April 11, 1998|By Kathy Lally | Kathy Lally,SUN FOREIGN STAFF
MOSCOW -- Oleg Kulikov moonlighted for months, saving every ruble he could to buy a brand-new car. Finally, he amassed the small fortune of $7,000 and triumphantly brought home a shiny red Niva. Within two weeks, the carburetor went out.
"I'm happy as an elephant," Kulikov, a 40-year-old Army colonel, proclaimed a few days later. So far only a bad carburetor!
For years, almost all Russian drivers were like Kulikov, supplicants so abjectly grateful when manufacturers deigned to sell them a car that they never dared hope it would actually run well. Those days are fast disappearing, and car buyers are finding themselves in an unfamiliar position: masters of the market instead of slaves to it.
Foreign carmakers are driving into Russia at full speed, in pursuit of what is expected to become the world's largest car market over the next few years. And consumers are encountering something they never expected: a choice.
Russian drivers once counted themselves lucky if they could lay their hands on a Zhiguli,(exported as the Lada), the ubiquitous, boxy little car based on a now-30-year-old Fiat design. In Soviet times, consumers didn't actually use the verb "to buy" when discussing car purchases; they used a verb that means "get hold of." That's because money was not enough -- you had to wait in line, usually for seven or eight years, sometimes 20, before you got the privilege of buying a car.

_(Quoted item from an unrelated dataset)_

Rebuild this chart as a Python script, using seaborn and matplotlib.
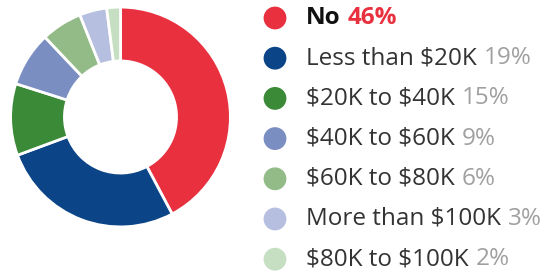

Everyone knew what thet were getting -- a noisy car, cramped and hard to steer, but very easy to fix. The easy repairs always have been cherished, because the cars break down constantly. Informed consumers thinks of their new Russian car as a kit, which they must take apart and reassemble before driving.
Masha Gessen, a Moscow writer, says new car owners typically know to take the car apart,oil all the nuts and bolts, then put it back together again.
"If you don't do it from the start," she writes, "after a few months the nuts and bolts meld into one another, becoming inseparable. So if you are not careful, next time you have to change the air filter, you'll have to cut the carburetor cover off with a torch."
She drives a Volvo.
For additional insurance, new owners have their cars blessed by priests, who traditionally performed similar blessings on carriages and animals.
Foreign competition
Russia has tried to protect its market by imposing import taxes of up to 80 percent. But with car sales expected to reach 15 million a year within six or seven years (car ownership currently is 15 percent of what it is in the United States, where 8.5 million cars were sold in 1996), foreign manufacturers have not been deterred.
They have been setting up assembly plants within Russia and other former Soviet republics to avoid import taxes. The locally assembled foreign cars are astounding shoppers, says Aleksandr S. Arakelyan, who opened a Kia showroom in the back the Central Army Stadium last month, in a space that had housed a small supermarket.
"Their first question is this," says Arakelyan. "'Have we reached the level that in this country we can make such good cars?'"
The smallest Kia sells for under $12,000, with air conditioning and other luxuries that dazzle Russian buyers. The barebones Zhiguli starts at $6,000, but the more attractive one goes for $11,000. Many, many customers would rather wait until they can save a little more and buy a car like the Ford Escort, assembled in Belarus and costing about $13,000.
The competition from foreign brands is forcing Russian manufacturers to begin modernizing. The latest Volga -- the traditional car of officialdom -- has rounded edges that faintly resemble a Mercedes. Even the Zhiguli has begun to look less like a can of Spam and more like a real car.
Kulikov stuck with the cheapest Niva. The price was right -- he had saved $7,000 by working nights and weekends as a Persian translator -- and he wanted a four-wheel drive for hunting trips.
"Of course I'd like a foreign car," he says. "But this is what I can buy."
Car dealerships are opening everywhere. One big one, called Alan, operates from a fifth-floor walkup. (There's a winding ramp inside the building for the cars.)
Arakelyan hopes to turn his dank former supermarket, which now has about half-a-dozen cars, into a plush Kia showroom where buyers can select a car and then sit in a lounge watching television and drinking coffee while the car is registered or an alarm is installed.
Perhaps, someday, prospective buyers will even be able to test-drive a car. "It might get dirty!" one Kia salesman said in shocked tones when the idea was suggested.
Credit for the people
The big automakers like Ford and General Motors are counting on an emerging middle class for future car sales and they have tried to tap that new market by arranging for customers to buy cars on credit. Now most buyers arrive with stacks of hundred-dollar bills distributed among their pockets -- there are no checks here.